Goal: Restrict the output to the lines below starting at the one that contains "Generate a Python" and ending at the one that contains "return H - y", and restate them word for word, both ends included.

Records to process:
※ ※ ※

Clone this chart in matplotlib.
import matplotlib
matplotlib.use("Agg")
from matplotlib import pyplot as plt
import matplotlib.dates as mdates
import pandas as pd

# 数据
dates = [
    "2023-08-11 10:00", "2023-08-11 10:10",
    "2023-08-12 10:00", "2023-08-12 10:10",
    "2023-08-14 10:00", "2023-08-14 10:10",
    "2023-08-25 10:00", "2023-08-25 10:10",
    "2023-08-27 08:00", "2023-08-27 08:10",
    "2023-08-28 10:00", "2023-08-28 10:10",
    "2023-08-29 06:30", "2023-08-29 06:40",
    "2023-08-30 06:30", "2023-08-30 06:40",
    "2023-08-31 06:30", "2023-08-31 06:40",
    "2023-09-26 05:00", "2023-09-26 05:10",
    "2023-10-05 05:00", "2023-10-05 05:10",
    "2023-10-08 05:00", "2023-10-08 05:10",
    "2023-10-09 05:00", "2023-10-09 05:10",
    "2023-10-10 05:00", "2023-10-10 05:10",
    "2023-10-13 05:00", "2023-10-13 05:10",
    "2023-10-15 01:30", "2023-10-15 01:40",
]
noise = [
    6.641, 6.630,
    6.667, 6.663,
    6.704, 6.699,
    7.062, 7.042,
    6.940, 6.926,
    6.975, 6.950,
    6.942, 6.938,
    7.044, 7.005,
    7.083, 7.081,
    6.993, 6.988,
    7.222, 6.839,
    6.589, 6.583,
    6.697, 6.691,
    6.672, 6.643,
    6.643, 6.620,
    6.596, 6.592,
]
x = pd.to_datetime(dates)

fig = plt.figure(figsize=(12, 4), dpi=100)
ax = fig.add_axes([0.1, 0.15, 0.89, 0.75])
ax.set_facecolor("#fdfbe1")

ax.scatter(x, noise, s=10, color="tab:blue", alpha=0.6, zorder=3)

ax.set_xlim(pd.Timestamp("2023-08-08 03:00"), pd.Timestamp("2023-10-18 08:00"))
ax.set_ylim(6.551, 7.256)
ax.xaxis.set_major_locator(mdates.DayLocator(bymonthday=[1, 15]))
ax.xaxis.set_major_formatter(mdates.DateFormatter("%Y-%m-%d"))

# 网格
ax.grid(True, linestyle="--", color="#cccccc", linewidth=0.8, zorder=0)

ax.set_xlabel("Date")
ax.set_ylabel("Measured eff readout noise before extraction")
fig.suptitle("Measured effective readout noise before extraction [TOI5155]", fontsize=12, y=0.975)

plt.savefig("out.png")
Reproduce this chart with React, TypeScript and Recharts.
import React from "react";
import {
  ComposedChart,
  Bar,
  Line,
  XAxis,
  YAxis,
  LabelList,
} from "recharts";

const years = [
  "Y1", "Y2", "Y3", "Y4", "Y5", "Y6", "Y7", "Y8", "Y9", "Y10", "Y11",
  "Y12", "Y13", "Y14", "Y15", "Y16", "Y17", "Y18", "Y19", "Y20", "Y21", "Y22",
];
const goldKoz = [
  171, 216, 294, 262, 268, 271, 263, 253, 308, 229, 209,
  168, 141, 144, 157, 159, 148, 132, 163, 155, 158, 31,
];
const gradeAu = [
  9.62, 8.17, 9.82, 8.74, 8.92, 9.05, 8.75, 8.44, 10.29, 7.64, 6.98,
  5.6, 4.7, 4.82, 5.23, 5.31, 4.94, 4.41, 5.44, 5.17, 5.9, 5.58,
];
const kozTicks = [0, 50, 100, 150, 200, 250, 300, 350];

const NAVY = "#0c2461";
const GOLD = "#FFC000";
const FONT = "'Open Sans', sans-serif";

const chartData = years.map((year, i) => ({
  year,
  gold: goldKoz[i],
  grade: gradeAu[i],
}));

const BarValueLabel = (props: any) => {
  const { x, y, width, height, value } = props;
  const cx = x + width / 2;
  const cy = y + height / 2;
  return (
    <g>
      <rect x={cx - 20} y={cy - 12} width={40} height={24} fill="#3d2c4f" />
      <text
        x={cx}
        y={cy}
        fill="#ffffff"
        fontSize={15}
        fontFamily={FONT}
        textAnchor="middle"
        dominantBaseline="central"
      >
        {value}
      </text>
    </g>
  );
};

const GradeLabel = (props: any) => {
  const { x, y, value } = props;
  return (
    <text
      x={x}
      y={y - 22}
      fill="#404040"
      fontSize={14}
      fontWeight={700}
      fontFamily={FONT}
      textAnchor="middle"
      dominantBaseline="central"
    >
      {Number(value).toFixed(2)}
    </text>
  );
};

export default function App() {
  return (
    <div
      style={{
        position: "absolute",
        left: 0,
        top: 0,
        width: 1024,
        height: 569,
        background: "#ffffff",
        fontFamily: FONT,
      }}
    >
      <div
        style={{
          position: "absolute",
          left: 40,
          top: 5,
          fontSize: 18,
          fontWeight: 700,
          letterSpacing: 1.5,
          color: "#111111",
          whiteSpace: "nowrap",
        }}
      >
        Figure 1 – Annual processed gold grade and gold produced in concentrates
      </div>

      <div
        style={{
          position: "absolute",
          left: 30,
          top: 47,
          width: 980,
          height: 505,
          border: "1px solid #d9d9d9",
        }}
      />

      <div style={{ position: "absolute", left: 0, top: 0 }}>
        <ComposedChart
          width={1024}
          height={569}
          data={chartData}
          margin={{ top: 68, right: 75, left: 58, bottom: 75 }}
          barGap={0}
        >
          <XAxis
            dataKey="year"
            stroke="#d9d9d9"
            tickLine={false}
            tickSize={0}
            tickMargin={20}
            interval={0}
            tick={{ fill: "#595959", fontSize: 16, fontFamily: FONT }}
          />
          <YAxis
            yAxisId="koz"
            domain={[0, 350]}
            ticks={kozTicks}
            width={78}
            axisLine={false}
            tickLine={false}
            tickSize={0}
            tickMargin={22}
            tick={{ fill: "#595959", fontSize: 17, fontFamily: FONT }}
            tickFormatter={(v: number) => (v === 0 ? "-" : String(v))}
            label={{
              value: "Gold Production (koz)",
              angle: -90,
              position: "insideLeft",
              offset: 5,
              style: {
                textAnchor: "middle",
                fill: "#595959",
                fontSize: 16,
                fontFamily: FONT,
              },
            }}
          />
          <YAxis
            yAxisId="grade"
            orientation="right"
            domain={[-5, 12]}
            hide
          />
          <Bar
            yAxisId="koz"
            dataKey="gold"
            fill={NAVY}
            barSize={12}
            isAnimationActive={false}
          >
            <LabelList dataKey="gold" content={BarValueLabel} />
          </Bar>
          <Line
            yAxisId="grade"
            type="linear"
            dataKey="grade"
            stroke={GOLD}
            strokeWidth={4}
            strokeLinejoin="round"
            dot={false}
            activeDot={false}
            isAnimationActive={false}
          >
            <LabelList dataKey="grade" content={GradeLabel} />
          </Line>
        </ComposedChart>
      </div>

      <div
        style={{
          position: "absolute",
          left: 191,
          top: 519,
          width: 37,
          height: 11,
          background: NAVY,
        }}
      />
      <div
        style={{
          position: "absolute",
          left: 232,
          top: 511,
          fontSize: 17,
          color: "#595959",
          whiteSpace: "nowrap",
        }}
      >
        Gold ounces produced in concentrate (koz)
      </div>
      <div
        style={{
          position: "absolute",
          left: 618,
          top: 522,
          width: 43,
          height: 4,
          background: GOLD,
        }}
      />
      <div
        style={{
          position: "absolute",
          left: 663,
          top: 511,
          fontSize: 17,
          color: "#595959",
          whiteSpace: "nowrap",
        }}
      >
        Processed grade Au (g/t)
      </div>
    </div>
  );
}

※ ※ ※

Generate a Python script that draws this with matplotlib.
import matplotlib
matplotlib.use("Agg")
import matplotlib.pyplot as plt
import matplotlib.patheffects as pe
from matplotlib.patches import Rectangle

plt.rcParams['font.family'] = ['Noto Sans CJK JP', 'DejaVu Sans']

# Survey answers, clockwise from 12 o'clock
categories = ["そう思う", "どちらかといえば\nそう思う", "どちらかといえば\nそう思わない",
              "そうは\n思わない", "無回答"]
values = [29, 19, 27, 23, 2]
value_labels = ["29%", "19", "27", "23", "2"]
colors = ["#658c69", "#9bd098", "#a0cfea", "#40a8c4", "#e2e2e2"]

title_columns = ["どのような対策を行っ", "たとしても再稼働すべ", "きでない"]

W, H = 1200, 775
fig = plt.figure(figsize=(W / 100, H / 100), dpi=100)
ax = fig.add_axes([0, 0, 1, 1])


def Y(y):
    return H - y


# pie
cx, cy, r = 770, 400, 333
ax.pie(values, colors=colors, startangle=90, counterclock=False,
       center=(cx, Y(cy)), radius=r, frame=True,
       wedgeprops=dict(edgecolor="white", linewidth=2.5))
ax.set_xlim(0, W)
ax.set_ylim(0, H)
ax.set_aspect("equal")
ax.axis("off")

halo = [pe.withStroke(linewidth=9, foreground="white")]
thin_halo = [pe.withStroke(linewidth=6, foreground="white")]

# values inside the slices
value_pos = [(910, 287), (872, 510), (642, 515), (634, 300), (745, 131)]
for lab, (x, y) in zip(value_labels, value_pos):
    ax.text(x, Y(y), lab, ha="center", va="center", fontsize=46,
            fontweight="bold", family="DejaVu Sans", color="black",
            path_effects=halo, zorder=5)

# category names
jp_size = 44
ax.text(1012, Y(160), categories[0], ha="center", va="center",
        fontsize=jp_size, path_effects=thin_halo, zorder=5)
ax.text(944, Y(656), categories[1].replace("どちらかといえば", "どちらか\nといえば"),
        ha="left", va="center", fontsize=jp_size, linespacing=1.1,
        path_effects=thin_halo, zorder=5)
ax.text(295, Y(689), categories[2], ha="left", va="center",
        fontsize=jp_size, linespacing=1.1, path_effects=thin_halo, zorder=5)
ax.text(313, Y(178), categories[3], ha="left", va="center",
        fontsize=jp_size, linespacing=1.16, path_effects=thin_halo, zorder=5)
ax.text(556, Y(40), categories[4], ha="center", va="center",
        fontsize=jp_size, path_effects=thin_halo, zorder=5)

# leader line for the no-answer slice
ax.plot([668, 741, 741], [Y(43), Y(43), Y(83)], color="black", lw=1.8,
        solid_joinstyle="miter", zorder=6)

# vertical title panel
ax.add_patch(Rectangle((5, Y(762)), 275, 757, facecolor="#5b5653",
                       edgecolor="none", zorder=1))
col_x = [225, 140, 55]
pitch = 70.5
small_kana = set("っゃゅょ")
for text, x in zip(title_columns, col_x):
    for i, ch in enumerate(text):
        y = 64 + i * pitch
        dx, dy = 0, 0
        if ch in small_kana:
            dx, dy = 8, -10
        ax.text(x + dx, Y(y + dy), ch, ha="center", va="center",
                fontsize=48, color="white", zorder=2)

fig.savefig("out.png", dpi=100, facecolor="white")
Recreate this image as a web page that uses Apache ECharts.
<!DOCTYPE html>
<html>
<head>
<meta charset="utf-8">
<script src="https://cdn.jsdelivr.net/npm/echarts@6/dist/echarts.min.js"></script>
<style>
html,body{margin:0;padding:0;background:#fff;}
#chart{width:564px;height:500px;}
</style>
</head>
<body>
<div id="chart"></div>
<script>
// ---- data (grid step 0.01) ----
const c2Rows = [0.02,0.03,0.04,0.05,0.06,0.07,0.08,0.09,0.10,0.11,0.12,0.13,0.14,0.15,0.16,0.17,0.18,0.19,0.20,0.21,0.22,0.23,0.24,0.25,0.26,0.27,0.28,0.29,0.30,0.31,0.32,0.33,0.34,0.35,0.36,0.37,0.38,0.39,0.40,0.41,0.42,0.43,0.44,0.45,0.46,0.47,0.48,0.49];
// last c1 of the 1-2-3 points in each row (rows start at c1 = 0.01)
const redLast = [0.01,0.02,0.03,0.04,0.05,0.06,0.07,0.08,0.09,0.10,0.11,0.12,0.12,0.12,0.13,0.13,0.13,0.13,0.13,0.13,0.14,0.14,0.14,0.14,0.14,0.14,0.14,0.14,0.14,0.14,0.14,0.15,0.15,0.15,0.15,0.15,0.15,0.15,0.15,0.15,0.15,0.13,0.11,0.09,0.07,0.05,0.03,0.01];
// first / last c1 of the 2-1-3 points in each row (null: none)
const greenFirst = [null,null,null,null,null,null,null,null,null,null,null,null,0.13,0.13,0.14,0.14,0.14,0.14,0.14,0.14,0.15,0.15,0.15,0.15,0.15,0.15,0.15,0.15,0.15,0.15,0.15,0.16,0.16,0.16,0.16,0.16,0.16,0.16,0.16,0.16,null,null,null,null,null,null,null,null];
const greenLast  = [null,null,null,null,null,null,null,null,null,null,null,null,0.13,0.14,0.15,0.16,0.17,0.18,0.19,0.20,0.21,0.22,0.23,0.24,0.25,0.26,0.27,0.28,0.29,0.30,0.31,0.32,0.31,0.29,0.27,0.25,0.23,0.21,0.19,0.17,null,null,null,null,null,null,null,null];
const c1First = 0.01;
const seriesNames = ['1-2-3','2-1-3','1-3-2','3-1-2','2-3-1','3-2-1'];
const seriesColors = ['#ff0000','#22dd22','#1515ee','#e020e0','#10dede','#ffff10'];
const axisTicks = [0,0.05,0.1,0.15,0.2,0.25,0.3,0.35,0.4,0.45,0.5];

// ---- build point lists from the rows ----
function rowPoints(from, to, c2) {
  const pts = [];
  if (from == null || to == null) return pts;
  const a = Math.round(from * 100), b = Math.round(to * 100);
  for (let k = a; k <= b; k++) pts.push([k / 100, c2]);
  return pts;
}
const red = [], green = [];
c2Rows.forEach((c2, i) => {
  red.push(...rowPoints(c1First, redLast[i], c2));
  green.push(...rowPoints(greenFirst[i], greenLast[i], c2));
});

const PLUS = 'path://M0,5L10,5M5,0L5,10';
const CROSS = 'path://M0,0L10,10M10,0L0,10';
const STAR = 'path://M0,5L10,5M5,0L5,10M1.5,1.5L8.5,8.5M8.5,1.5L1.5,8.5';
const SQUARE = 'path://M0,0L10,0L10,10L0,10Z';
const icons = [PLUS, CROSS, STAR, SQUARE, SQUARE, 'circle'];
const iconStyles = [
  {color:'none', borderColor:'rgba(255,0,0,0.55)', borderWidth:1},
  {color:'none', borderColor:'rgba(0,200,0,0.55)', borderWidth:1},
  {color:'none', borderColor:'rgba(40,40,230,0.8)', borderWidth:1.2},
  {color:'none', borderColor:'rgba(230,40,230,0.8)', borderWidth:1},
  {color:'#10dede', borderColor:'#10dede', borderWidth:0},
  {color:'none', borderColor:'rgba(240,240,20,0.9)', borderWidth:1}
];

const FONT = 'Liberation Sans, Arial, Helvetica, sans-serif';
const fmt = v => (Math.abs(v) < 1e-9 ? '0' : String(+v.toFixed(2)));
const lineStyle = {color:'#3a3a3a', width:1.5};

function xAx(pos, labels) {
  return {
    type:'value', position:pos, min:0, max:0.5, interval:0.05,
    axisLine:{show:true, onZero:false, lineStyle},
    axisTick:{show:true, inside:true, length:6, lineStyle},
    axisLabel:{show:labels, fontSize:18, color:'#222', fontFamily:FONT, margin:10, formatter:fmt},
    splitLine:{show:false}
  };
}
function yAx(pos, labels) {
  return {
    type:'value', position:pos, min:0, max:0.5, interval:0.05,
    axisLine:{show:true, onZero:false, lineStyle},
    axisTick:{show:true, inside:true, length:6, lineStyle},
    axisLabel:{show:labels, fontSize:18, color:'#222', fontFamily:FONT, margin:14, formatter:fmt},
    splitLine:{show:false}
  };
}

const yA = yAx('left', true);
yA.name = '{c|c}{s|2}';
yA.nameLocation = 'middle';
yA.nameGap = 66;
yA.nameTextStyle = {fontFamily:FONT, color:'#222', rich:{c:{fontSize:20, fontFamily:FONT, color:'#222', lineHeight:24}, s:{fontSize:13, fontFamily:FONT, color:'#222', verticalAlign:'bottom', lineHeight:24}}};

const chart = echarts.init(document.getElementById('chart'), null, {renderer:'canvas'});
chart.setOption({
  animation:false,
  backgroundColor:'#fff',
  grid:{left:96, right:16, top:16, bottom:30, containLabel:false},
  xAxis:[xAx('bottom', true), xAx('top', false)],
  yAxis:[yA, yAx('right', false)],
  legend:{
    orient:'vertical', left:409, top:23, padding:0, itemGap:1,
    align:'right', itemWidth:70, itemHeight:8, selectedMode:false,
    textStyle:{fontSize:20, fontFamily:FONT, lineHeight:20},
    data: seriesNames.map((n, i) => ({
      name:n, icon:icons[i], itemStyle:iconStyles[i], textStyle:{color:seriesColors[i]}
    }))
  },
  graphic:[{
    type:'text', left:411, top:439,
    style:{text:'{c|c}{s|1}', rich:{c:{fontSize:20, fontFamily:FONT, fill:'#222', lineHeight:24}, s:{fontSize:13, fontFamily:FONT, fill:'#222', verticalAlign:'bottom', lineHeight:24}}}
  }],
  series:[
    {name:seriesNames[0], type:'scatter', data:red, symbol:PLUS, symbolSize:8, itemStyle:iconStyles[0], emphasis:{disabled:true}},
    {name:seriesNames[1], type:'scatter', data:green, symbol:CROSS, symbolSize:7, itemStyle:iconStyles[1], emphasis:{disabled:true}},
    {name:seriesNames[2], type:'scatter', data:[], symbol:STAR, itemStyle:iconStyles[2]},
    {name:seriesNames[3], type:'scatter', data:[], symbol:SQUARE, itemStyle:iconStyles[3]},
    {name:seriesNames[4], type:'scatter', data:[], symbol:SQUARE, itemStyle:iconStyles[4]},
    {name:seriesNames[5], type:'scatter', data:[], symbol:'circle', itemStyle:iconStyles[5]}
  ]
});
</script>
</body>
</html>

※ ※ ※

Completed task:
Generate a Python script that draws this with matplotlib.
import matplotlib
matplotlib.use("Agg")
import matplotlib.pyplot as plt
import matplotlib.patheffects as pe
from matplotlib.patches import Rectangle

plt.rcParams['font.family'] = ['Noto Sans CJK JP', 'DejaVu Sans']

# Survey answers, clockwise from 12 o'clock
categories = ["そう思う", "どちらかといえば\nそう思う", "どちらかといえば\nそう思わない",
              "そうは\n思わない", "無回答"]
values = [29, 19, 27, 23, 2]
value_labels = ["29%", "19", "27", "23", "2"]
colors = ["#658c69", "#9bd098", "#a0cfea", "#40a8c4", "#e2e2e2"]

title_columns = ["どのような対策を行っ", "たとしても再稼働すべ", "きでない"]

W, H = 1200, 775
fig = plt.figure(figsize=(W / 100, H / 100), dpi=100)
ax = fig.add_axes([0, 0, 1, 1])


def Y(y):
    return H - y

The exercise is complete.